Published 6:16 pm Tuesday, May 19, 2009

A food fight orchestrated by some Jackson High School students last week resulted in more than a dozen expulsions and briefly suspended the prom.

The food fight occurred about 10:50 a.m. May 14 during the first lunch period with numerous staff members standing by.

School administrators got wind that students were planning to disrupt lunch. Four students were called in and told not to do it, Everett school district spokeswoman Mary Waggoner said.

As of Friday, administrators put as many as 18 students on emergency expulsion, which means they were immediately removed from school under the condition that they meet with administrators to discuss their behavior. Parents are also involved in the process and punishment can include suspensions or community service.

The prom was suspended Thursday, but by Friday, the administration reinstated it.

Sophomore Tony Carnevale, who took photos of the melee with his iPhone, was sitting in a corner of the cafeteria when it started.

“I saw it all. I saw it all start. I heard the rumors,” he said.

A group of juniors started it, Carnevale said, and about 100 students participated in the fight.

“I thought they handled it pretty quick,” Carnevale said of the teachers and administrators who surrounded the cafeteria anticipating something might happen. “In the end it was just a food fight. They were trying to do their best to keep us safe.”

The mayhem was caught on video and television crews were on the scene soon after.

Students sent text and phone messages to television and radio stations immediately after the food fight. Some of the messages said that someone had died and ambulances had to respond, which was untrue, Waggoner said.

“They tried to use technology to reel the media in to respond to false information,” she said.
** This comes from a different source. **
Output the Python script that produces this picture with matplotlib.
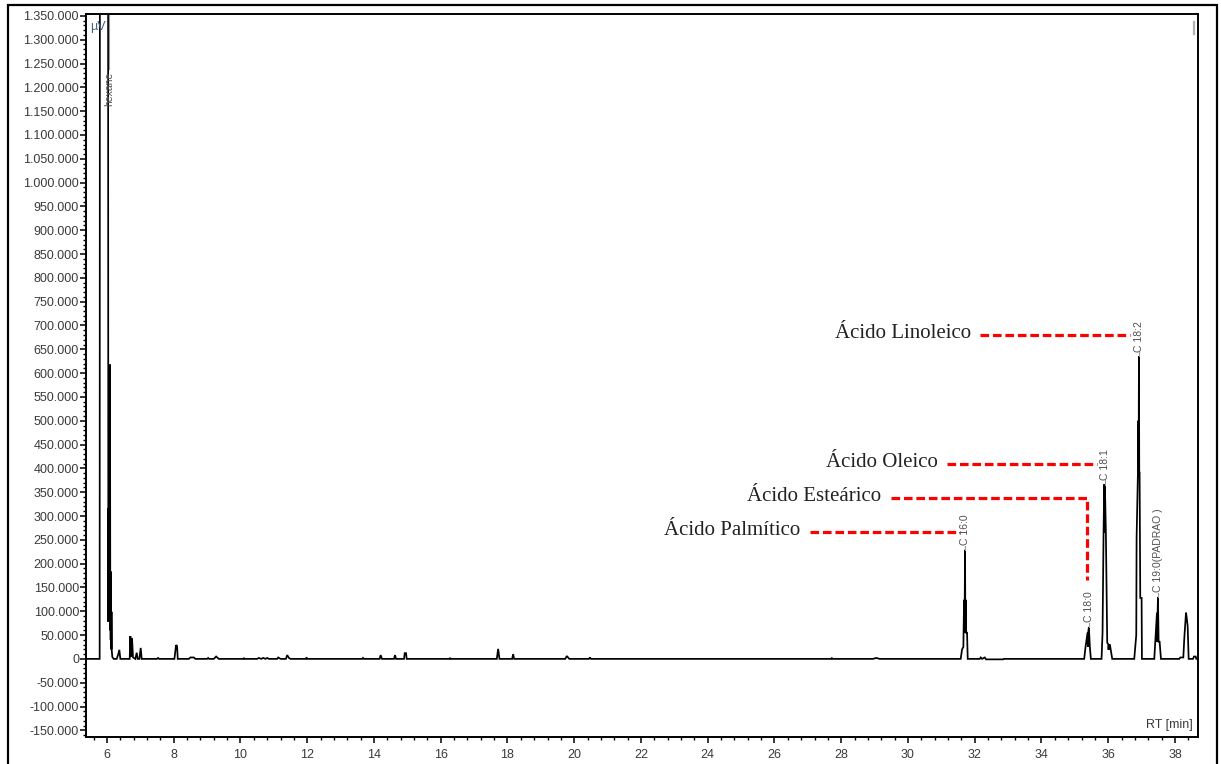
import matplotlib
matplotlib.use("Agg")
import matplotlib.pyplot as plt
from matplotlib.ticker import MultipleLocator, FuncFormatter
from matplotlib.patches import Rectangle
from matplotlib.lines import Line2D

# Chromatogram trace (retention time in min, detector signal in uV)
rt_min = [5.37, 5.78, 5.79, 6.03, 6.04, 6.05, 6.055, 6.06, 6.065, 6.07, 6.08, 6.09, 6.10, 6.105, 6.11,
          6.115, 6.12, 6.125, 6.13, 6.135, 6.14, 6.16, 6.20,
          6.29, 6.33, 6.37, 6.40, 6.68, 6.70, 6.72, 6.75, 6.78, 6.85, 6.89, 6.92, 6.97, 7.01, 7.04,
          7.50, 7.53, 7.56, 8.02, 8.04, 8.07, 8.10, 8.12, 8.45, 8.50, 8.60, 8.65, 9.00, 9.03, 9.06,
          9.20, 9.27, 9.35, 10.08, 10.10, 10.12, 10.50, 10.55, 10.62, 10.68, 10.75, 10.80, 10.85,
          11.10, 11.13, 11.20, 11.36, 11.40, 11.45, 11.50, 11.96, 11.98, 12.00, 13.65, 13.67, 13.70,
          14.17, 14.20, 14.24, 14.60, 14.63, 14.66, 14.90, 14.92, 14.96, 14.98, 16.26, 16.28, 16.30,
          17.68, 17.72, 17.76, 18.14, 18.17, 18.20, 19.73, 19.78, 19.85, 20.44, 20.47, 20.50,
          27.70, 27.72, 27.74, 28.95, 29.05, 29.15,
          31.58, 31.62, 31.66, 31.68, 31.69, 31.70, 31.71, 31.72, 31.73, 31.74, 31.77, 31.79,
          32.15, 32.18, 32.22, 32.30, 32.34, 32.85, 32.87,
          35.28, 35.32, 35.38, 35.39, 35.40, 35.42, 35.45, 35.48,
          35.80, 35.83, 35.86, 35.88, 35.885, 35.89, 35.895, 35.90, 35.93, 35.97, 36.00, 36.01,
          36.02, 36.03, 36.05, 36.12,
          36.78, 36.84, 36.85, 36.89, 36.90, 36.91, 36.92, 36.93, 36.94, 36.96, 37.00, 37.01,
          37.38, 37.41, 37.46, 37.47, 37.48, 37.49, 37.51, 37.54, 37.58,
          38.13, 38.16, 38.25, 38.28, 38.33, 38.35, 38.38, 38.41, 38.54, 38.57, 38.62, 38.64, 38.69]
signal_uv = [0, 0, 2000000, 2000000, 78000, 317000, 80000, 317000, 85000, 300000, 80000, 618000, 60000,
             183000, 40000, 183000, 45000, 99000, 20000, 99000, 20000, 4000, 0,
             0, 8000, 19000, 0, 0, 48000, 5000, 44000, 3000, 0, 13000, 0, 0, 23000, 0,
             0, 2000, 0, 0, 12000, 29000, 27000, 0, 0, 3000, 3000, 0, 0, 2000, 0,
             0, 5000, 0, 0, 2000, 0, 0, 2000, 0, 2000, 0, 2000, 0,
             0, 3000, 0, 0, 8000, 2000, 0, 0, 3000, 0, 0, 2000, 0,
             0, 8000, 0, 0, 8000, 0, 0, 12000, 12000, 0, 0, 2000, 0,
             0, 21000, 0, 0, 10000, 0, 0, 6000, 0, 0, 3000, 0,
             0, 1500, 0, 0, 2000, 0,
             0, 20000, 25000, 124000, 55000, 124000, 229000, 55000, 124000, 55000, 55000, 0,
             0, 3000, 0, 3000, -1000, -1000, 0,
             0, 25000, 55000, 25000, 55000, 67000, 25000, 0,
             0, 55000, 265000, 366000, 265000, 366000, 265000, 366000, 265000, 34000, 31000, 19000,
             31000, 19000, 30000, 0,
             0, 50000, 254000, 391000, 500000, 391000, 635000, 391000, 391000, 128000, 128000, 0,
             0, 36000, 97000, 36000, 97000, 130000, 36000, 36000, 0,
             0, 3000, 3000, 44000, 97000, 88000, 69000, 0, 0, 5000, 5000, 0, 0]

# Integrated peak names
peak_names = ['C 16:0', 'C 18:0', 'C 18:1', 'C 18:2', 'C 19:0(PADRAO )']
peak_rt = [31.71, 35.42, 35.90, 36.92, 37.49]
peak_top = [229000, 67000, 366000, 635000, 130000]

# Fatty acid call-outs with red leader lines
acid_names = ['Ácido Linoleico', 'Ácido Oleico', 'Ácido Esteárico', 'Ácido Palmítico']
leader_y = [681000, 410000, 338500, 267000]
leader_x0 = [32.16, 31.17, 29.49, 27.06]
leader_x1 = [36.65, 35.66, 35.36, 31.56]
leader_drop = [None, None, 166000, None]

fig = plt.figure(figsize=(12.21, 7.64), dpi=100)
ax = fig.add_axes([86 / 1221, 1 - 737 / 764, 1112 / 1221, 723 / 764])

ax.plot(rt_min, signal_uv, color='black', lw=1.25, solid_joinstyle='miter')

ax.set_xlim(5.371, 38.69)
ax.set_ylim(-164000, 1354000)

ax.xaxis.set_major_locator(MultipleLocator(2))
ax.xaxis.set_minor_locator(MultipleLocator(0.4))
ax.yaxis.set_major_locator(MultipleLocator(50000))
ax.yaxis.set_minor_locator(MultipleLocator(10000))
ax.yaxis.set_major_formatter(FuncFormatter(lambda v, p: f"{int(round(v)):,}".replace(',', '.')))
ax.xaxis.set_major_formatter(FuncFormatter(lambda v, p: f"{int(round(v))}"))

ax.tick_params(axis='both', which='major', direction='out', length=4, width=1.1,
               labelsize=9, labelcolor='#3a3a3a')
ax.tick_params(axis='both', which='minor', direction='out', length=2.5, width=1.0)
ax.tick_params(axis='x', pad=5)
ax.tick_params(axis='y', pad=1)
for lbl in ax.get_xticklabels() + ax.get_yticklabels():
    lbl.set_family('Liberation Sans')
for sp in ax.spines.values():
    sp.set_linewidth(1.4)

# peak name labels with their short connectors
for name, t, h in zip(peak_names, peak_rt, peak_top):
    ax.plot([t, t], [h, h + 9000], color='#9a9a9a', lw=0.8)
    ax.text(t, h + 10000, name, rotation=90, ha='center', va='bottom', fontsize=7.5,
            color='#505050', family='Liberation Sans')

# solvent peak goes off scale
ax.plot([6.06, 6.06], [1238000, 1354000], color='#9a9a9a', lw=0.8)
ax.text(6.06, 1232000, 'hexane', rotation=90, ha='center', va='top', fontsize=7.5,
        color='#505050', family='Liberation Sans')

ax.text(5.72, 1327000, 'µV', fontsize=9, color='#4a6285', ha='center', va='center',
        family='Liberation Sans')
ax.text(0.995, 0.017, 'RT [min]', transform=ax.transAxes, fontsize=9, color='#3a3a3a',
        ha='right', va='center', family='Liberation Sans')

for name, y, x0, x1, drop in zip(acid_names, leader_y, leader_x0, leader_x1, leader_drop):
    xs, ys = [x0, x1], [y, y]
    if drop is not None:
        xs.append(x1)
        ys.append(drop)
    ax.plot(xs, ys, color='#ff0000', lw=2.3, linestyle=(0, (2.7, 1.2)),
            solid_joinstyle='miter', dash_joinstyle='miter')
    ax.text(x0 - 0.28, y + 3000, name, ha='right', va='center', fontsize=15,
            color='#222222', family='Liberation Serif')

# page frame around the figure
fig.patches.append(Rectangle((8 / 1221, -0.05), 1209 / 1221, 1.05 - 5 / 764,
                             transform=fig.transFigure, fill=False, ec='black', lw=1.6))
fig.lines.append(Line2D([1194 / 1221, 1194 / 1221], [1 - 22 / 764, 1 - 34 / 764],
                        transform=fig.transFigure, color='#b0b0b0', lw=1.6))

fig.savefig('out.png', dpi=100)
Within hours, KING-TV posted a story on its Web site as one of its top stories with video, as did KIRO-TV. The KING video played after the Web site visitor viewed various commercials including one for Applebee’s Restaurants. The KIRO video of the cleanup played after commercials as well. Also within hours, nearly 200 comments were posted on KING’s Web site, many of them claiming to be from students and parents. Other newspapers and television stations in the Seattle area also had coverage.

The fight remains under investigation by administrators who are interviewing students and talking to parents, Waggoner said.
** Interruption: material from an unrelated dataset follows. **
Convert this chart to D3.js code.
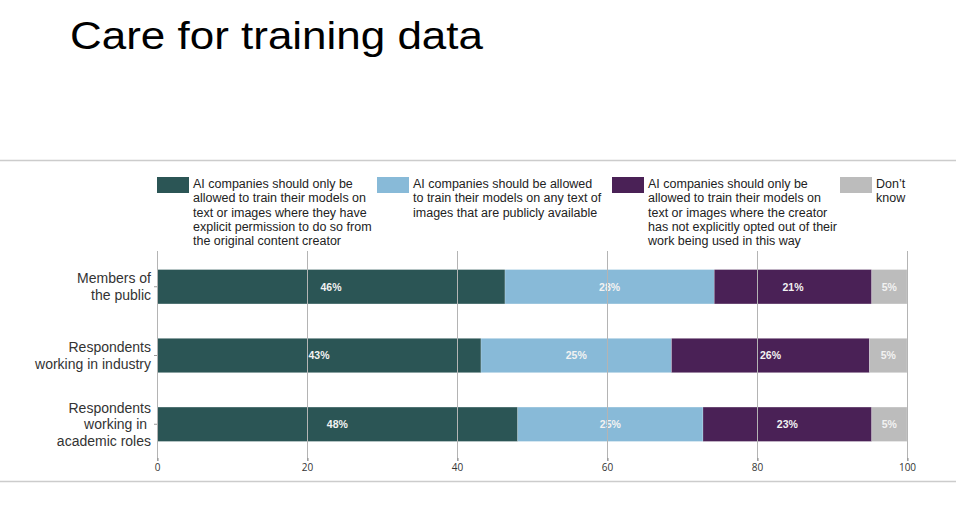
<!DOCTYPE html>
<html>
<head>
<meta charset="utf-8">
<script src="https://cdn.jsdelivr.net/npm/d3@7"></script>
<style>
    body { margin: 0; background: #fff; }
    svg { display: block; font-family: "Liberation Sans", Arial, sans-serif; }
</style>
</head>
<body>
<div id="wrapper"></div>
<script>
// categories (one entry per bar, split into label lines)
const categories = ["public", "industry", "academic"];
const categoryLines = [
    ["Members of", "the public"],
    ["Respondents", "working in industry"],
    ["Respondents", "working in ", "academic roles"]
];

// series values, in percent
const explicitPermission = [46.4, 43.2, 48.1];
const publiclyAvailable = [27.9, 25.4, 24.7];
const notOptedOut = [21.0, 26.4, 22.5];
const dontKnow = [4.7, 5.0, 4.7];

const seriesKeys = ["explicit", "available", "optout", "dontknow"];
const seriesValues = [explicitPermission, publiclyAvailable, notOptedOut, dontKnow];
const seriesColors = ["#2b5555", "#88bad8", "#4a2156", "#bcbcbc"];
const legendLines = [
    ["AI companies should only be", "allowed to train their models on", "text or images where they have", "explicit permission to do so from", "the original content creator"],
    ["AI companies should be allowed", "to train their models on any text of", "images that are publicly available"],
    ["AI companies should only be", "allowed to train their models on", "text or images where the creator", "has not explicitly opted out of their", "work being used in this way"],
    ["Don\u2019t", "know"]
];

const xTicks = [0, 20, 40, 60, 80, 100];
const title = "Care for training data";

function buildPlot() {
    const width = 956;
    const height = 528;

    // table for d3.stack
    const table = categories.map((c, i) => {
        const row = { category: c };
        seriesKeys.forEach((k, j) => row[k] = seriesValues[j][i]);
        return row;
    });

    const svg = d3.select("#wrapper").append("svg")
        .attr("width", width)
        .attr("height", height);

    // title
    svg.append("text")
        .attr("x", 70)
        .attr("y", 49)
        .attr("textLength", 413)
        .attr("lengthAdjust", "spacingAndGlyphs")
        .style("font-size", "38px")
        .style("fill", "#000")
        .text(title);

    // separator lines
    svg.append("line")
        .attr("x1", 0).attr("x2", width)
        .attr("y1", 160.5).attr("y2", 160.5)
        .attr("stroke", "#cccccc").attr("stroke-width", 1.5);
    svg.append("line")
        .attr("x1", 0).attr("x2", width)
        .attr("y1", 481.5).attr("y2", 481.5)
        .attr("stroke", "#cccccc").attr("stroke-width", 1.5);

    const xScale = d3.scaleLinear()
        .domain([0, 100])
        .range([157, 907]);

    const yScale = d3.scaleBand()
        .domain(categories)
        .range([251, 460])
        .paddingInner(0.5)
        .paddingOuter(0.27);

    // legend
    const legendX = [157, 377, 612, 840];
    const legend = svg.append("g").attr("class", "legend");
    seriesKeys.forEach((k, j) => {
        const g = legend.append("g")
            .attr("transform", `translate(${legendX[j]},177)`);
        g.append("rect")
            .attr("width", 32)
            .attr("height", 16)
            .attr("fill", seriesColors[j]);
        const t = g.append("text")
            .attr("x", 36)
            .attr("y", 11)
            .style("font-size", "12.5px")
            .style("fill", "#222");
        t.selectAll("tspan")
            .data(legendLines[j])
            .join("tspan")
            .attr("x", 36)
            .attr("dy", (d, i) => i === 0 ? 0 : 14.3)
            .text(d => d);
    });

    // stacked bars
    const stacked = d3.stack().keys(seriesKeys)(table);

    const layers = svg.append("g").attr("class", "bars")
        .selectAll("g")
        .data(stacked)
        .join("g")
        .attr("fill", (d, j) => seriesColors[j]);

    layers.selectAll("rect")
        .data(d => d)
        .join("rect")
        .attr("x", d => xScale(d[0]))
        .attr("y", d => yScale(d.data.category))
        .attr("width", d => xScale(d[1]) - xScale(d[0]))
        .attr("height", yScale.bandwidth())
        .attr("stroke", "#ffffff")
        .attr("stroke-opacity", 0.35)
        .attr("stroke-width", 0.6);

    // gridlines on top of bars
    svg.append("g").attr("class", "grid")
        .selectAll("line")
        .data(xTicks)
        .join("line")
        .attr("x1", d => xScale(d) + 0.5)
        .attr("x2", d => xScale(d) + 0.5)
        .attr("y1", 251)
        .attr("y2", 461)
        .attr("stroke", "#b4b4b4")
        .attr("stroke-width", 1);

    // value labels
    layers.selectAll("text")
        .data(d => d)
        .join("text")
        .attr("x", d => (xScale(d[0]) + xScale(d[1])) / 2)
        .attr("y", d => yScale(d.data.category) + yScale.bandwidth() / 2)
        .attr("dy", "0.36em")
        .attr("text-anchor", "middle")
        .style("font-weight", "bold")
        .style("font-size", "10.5px")
        .style("fill", "#f2f2f2")
        .text(d => Math.round(d[1] - d[0]) + "%");

    // x axis
    const xAxis = d3.axisBottom(xScale)
        .tickValues(xTicks)
        .tickSize(3)
        .tickPadding(3);

    const gx = svg.append("g")
        .attr("transform", "translate(0,458)")
        .call(xAxis);
    gx.select(".domain").remove();
    gx.selectAll(".tick line").attr("stroke", "#888").attr("transform", "translate(0.5,0)");
    gx.selectAll(".tick text")
        .style("font-family", "'Open Sans', sans-serif")
        .style("font-size", "10px")
        .style("fill", "#333");

    // y axis
    const yAxis = d3.axisLeft(yScale)
        .tickSize(3)
        .tickPadding(3);

    const gy = svg.append("g")
        .attr("transform", "translate(157,0)")
        .call(yAxis);
    gy.select(".domain").remove();
    gy.selectAll(".tick line").attr("stroke", "#999");
    gy.selectAll(".tick text")
        .text(null)
        .attr("dy", null)
        .style("font-size", "14px")
        .style("fill", "#333")
        .style("white-space", "pre")
        .each(function (d) {
            const lines = categoryLines[categories.indexOf(d)];
            const lineH = 16.5;
            const start = -((lines.length - 1) * lineH) / 2;
            d3.select(this).selectAll("tspan")
                .data(lines)
                .join("tspan")
                .attr("x", -6)
                .attr("y", (l, i) => start + i * lineH)
                .attr("dy", "0.35em")
                .text(l => l);
        });
}

buildPlot();
</script>
</body>
</html>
“I am disappointed,” Jackson principal Terry Cheshire said. “The choices of a few individuals take away from the neat things our students are doing. It gets overshadowed by poor choices.”

Many families are struggling in bad economic times trying to put food on the table and the waste displayed was also distasteful, he said.

In response, the students, at Cheshire’s suggestion, are starting a food drive.

“It’s taking a negative situation and turning it into as positive a situation as we could,” Cheshire said.